Exercise description: Repeat verbatim only the lines from the one with "Write a LaTeX" through the one with "(t4) at (1162.5,130)", both ends kept. Pictures stay out.

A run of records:
· · ·
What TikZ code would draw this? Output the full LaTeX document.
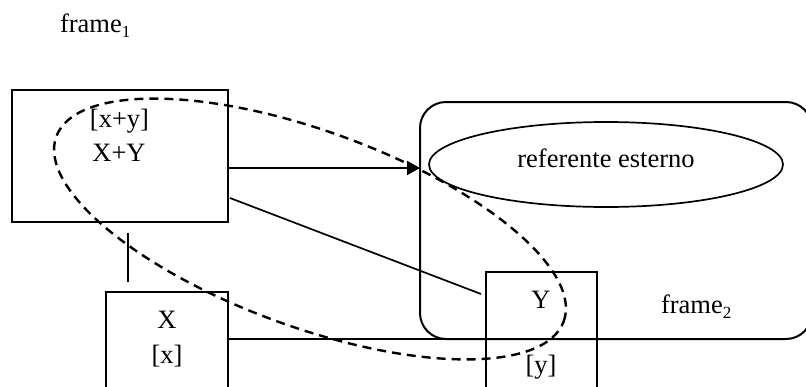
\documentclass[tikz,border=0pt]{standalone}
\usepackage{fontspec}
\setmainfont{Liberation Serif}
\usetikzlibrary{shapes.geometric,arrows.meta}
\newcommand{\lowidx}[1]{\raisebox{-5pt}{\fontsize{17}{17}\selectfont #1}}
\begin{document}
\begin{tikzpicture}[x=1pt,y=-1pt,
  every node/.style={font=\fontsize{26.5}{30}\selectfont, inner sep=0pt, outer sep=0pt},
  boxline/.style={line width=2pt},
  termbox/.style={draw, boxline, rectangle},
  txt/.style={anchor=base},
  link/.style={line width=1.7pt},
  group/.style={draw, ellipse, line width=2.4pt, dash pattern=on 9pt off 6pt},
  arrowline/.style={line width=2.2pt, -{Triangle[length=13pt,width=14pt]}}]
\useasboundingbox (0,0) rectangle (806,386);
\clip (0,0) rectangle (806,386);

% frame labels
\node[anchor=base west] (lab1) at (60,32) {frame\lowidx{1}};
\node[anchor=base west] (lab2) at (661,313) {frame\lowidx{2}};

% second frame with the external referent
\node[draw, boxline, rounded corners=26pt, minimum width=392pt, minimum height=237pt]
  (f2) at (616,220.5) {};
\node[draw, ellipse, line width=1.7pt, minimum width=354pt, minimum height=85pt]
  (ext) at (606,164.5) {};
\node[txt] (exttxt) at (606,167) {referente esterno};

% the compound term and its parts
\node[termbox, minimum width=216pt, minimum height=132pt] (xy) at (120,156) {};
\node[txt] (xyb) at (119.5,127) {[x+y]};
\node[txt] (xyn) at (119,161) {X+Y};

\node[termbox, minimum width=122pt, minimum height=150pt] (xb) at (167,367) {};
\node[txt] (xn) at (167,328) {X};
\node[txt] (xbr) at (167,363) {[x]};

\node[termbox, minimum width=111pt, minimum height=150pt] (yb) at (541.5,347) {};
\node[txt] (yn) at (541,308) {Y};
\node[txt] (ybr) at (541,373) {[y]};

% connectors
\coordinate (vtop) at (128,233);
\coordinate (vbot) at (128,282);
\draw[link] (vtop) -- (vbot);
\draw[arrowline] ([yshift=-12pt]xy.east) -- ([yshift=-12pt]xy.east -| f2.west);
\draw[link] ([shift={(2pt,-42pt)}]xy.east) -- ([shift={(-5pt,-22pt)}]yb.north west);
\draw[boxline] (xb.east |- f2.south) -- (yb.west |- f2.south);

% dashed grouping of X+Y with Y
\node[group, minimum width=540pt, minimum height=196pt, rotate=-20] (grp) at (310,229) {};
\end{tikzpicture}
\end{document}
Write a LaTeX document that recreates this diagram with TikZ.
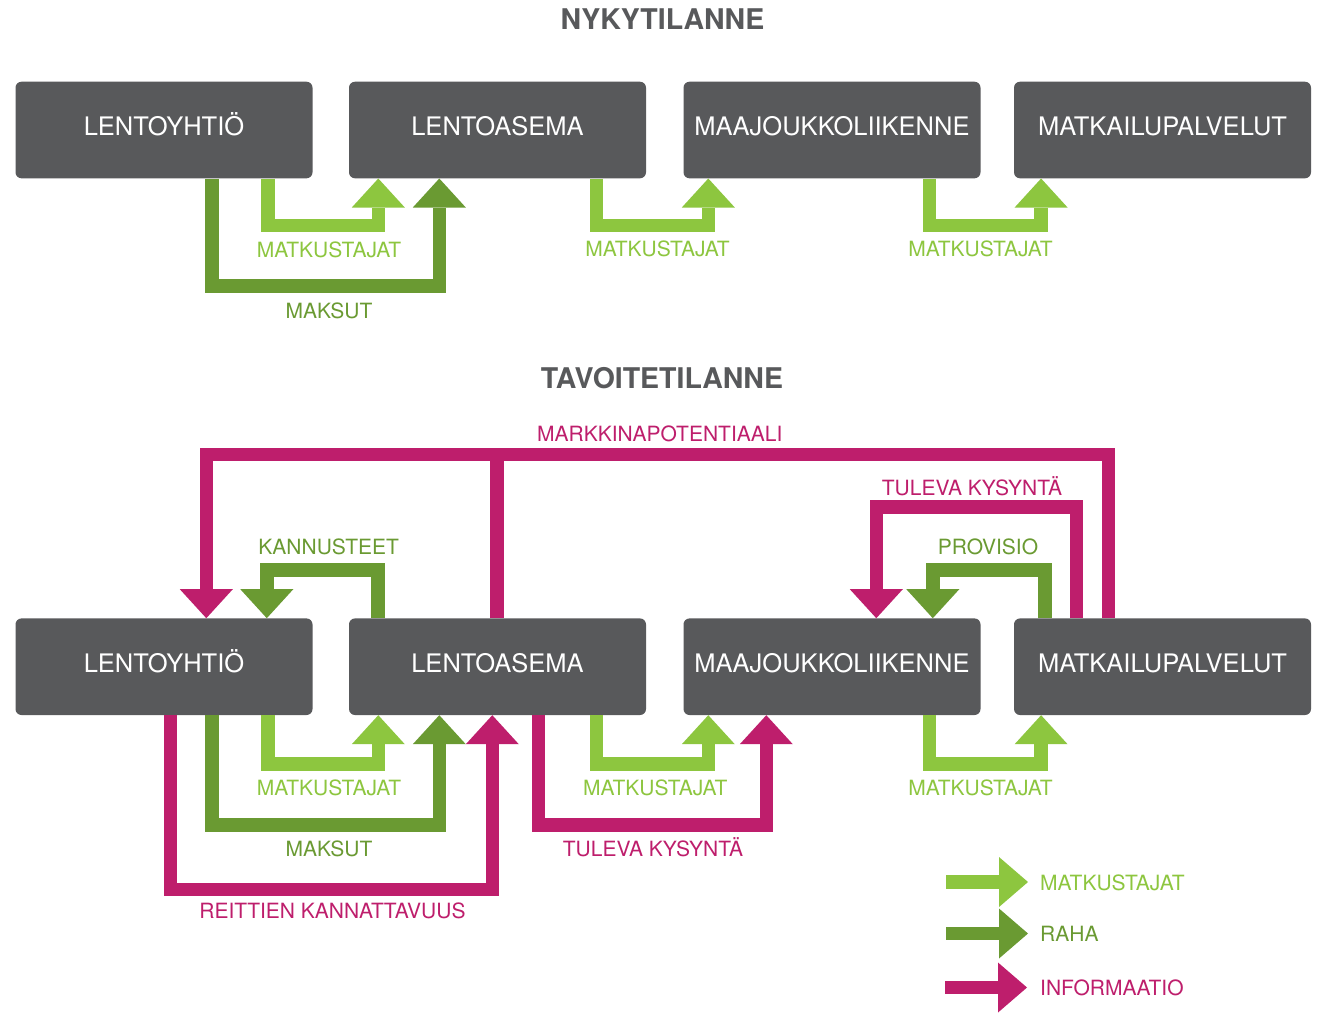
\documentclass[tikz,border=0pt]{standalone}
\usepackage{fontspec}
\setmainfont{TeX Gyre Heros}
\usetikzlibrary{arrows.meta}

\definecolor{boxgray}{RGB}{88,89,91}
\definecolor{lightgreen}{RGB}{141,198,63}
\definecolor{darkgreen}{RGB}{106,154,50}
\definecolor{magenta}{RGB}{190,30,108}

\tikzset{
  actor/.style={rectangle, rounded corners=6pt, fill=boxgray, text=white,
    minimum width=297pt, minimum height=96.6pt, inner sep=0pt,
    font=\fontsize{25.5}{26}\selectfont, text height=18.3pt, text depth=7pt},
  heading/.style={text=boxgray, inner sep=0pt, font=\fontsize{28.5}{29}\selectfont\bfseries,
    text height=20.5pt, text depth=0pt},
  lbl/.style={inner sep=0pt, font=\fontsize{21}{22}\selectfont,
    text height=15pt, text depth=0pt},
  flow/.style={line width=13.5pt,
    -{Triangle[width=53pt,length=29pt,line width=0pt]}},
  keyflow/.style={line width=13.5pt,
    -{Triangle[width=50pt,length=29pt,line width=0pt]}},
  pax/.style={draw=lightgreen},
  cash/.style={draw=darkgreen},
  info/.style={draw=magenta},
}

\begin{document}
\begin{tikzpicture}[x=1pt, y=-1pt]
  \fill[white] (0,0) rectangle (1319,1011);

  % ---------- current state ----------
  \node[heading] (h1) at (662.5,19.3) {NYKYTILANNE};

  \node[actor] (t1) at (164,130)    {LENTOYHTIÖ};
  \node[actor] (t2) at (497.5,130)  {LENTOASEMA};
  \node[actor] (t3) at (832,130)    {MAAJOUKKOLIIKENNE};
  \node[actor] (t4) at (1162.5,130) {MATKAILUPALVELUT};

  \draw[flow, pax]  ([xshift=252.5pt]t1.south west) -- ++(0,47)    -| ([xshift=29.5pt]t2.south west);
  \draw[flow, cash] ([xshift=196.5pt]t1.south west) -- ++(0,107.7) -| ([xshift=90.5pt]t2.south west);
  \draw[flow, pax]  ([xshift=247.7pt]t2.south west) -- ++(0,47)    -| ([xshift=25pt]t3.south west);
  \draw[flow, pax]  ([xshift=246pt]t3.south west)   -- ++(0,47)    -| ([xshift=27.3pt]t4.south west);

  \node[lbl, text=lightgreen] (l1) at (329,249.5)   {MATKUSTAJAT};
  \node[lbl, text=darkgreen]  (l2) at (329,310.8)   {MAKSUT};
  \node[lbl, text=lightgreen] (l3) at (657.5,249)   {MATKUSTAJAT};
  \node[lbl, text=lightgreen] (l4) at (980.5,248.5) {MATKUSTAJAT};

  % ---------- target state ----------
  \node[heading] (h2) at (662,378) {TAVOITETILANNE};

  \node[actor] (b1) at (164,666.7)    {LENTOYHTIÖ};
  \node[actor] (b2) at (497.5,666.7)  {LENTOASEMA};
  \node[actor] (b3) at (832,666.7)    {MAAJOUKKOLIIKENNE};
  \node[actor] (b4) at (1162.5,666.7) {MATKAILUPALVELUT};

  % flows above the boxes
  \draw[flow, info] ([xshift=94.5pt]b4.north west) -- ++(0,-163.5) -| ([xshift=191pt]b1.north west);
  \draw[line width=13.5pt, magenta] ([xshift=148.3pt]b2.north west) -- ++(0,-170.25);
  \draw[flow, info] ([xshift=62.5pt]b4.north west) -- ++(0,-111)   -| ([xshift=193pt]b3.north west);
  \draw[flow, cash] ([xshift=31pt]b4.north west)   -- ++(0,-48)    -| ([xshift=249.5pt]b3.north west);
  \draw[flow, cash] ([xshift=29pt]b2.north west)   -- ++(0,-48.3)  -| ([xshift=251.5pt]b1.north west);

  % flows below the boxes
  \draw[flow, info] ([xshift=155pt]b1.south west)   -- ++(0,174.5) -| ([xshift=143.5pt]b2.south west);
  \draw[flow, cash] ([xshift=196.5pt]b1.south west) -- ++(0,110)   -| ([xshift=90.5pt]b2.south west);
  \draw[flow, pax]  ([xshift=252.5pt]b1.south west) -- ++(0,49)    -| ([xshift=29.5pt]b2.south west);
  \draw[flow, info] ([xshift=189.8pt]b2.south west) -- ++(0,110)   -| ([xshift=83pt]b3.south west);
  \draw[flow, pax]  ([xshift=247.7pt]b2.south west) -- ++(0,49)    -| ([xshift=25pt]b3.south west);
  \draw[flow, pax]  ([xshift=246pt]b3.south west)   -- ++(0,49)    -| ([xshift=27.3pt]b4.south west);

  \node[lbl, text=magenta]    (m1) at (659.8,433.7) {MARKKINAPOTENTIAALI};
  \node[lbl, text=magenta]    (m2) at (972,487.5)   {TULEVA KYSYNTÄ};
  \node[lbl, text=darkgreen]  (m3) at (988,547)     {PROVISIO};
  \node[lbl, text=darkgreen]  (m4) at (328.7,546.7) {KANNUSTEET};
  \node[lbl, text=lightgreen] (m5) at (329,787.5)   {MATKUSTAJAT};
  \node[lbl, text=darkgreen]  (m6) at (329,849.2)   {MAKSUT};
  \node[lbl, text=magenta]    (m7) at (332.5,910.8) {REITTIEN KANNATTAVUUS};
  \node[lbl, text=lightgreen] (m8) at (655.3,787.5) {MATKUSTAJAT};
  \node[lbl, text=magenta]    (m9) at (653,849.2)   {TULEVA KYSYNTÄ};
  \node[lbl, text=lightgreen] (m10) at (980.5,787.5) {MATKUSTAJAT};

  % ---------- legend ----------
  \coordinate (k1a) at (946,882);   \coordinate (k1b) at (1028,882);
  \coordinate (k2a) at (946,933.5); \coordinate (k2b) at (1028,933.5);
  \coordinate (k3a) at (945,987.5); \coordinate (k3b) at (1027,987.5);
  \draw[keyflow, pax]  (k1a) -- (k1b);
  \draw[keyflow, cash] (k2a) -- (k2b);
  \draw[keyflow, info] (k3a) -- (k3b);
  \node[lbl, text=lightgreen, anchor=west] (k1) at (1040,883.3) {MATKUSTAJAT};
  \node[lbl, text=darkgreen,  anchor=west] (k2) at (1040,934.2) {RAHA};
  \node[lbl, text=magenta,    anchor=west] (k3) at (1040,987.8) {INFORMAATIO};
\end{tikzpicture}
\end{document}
· · ·
Expected output:
Write a LaTeX document that recreates this diagram with TikZ.
\documentclass[tikz,border=0pt]{standalone}
\usepackage{fontspec}
\setmainfont{TeX Gyre Heros}
\usetikzlibrary{arrows.meta}

\definecolor{boxgray}{RGB}{88,89,91}
\definecolor{lightgreen}{RGB}{141,198,63}
\definecolor{darkgreen}{RGB}{106,154,50}
\definecolor{magenta}{RGB}{190,30,108}

\tikzset{
  actor/.style={rectangle, rounded corners=6pt, fill=boxgray, text=white,
    minimum width=297pt, minimum height=96.6pt, inner sep=0pt,
    font=\fontsize{25.5}{26}\selectfont, text height=18.3pt, text depth=7pt},
  heading/.style={text=boxgray, inner sep=0pt, font=\fontsize{28.5}{29}\selectfont\bfseries,
    text height=20.5pt, text depth=0pt},
  lbl/.style={inner sep=0pt, font=\fontsize{21}{22}\selectfont,
    text height=15pt, text depth=0pt},
  flow/.style={line width=13.5pt,
    -{Triangle[width=53pt,length=29pt,line width=0pt]}},
  keyflow/.style={line width=13.5pt,
    -{Triangle[width=50pt,length=29pt,line width=0pt]}},
  pax/.style={draw=lightgreen},
  cash/.style={draw=darkgreen},
  info/.style={draw=magenta},
}

\begin{document}
\begin{tikzpicture}[x=1pt, y=-1pt]
  \fill[white] (0,0) rectangle (1319,1011);

  % ---------- current state ----------
  \node[heading] (h1) at (662.5,19.3) {NYKYTILANNE};

  \node[actor] (t1) at (164,130)    {LENTOYHTIÖ};
  \node[actor] (t2) at (497.5,130)  {LENTOASEMA};
  \node[actor] (t3) at (832,130)    {MAAJOUKKOLIIKENNE};
  \node[actor] (t4) at (1162.5,130) {MATKAILUPALVELUT};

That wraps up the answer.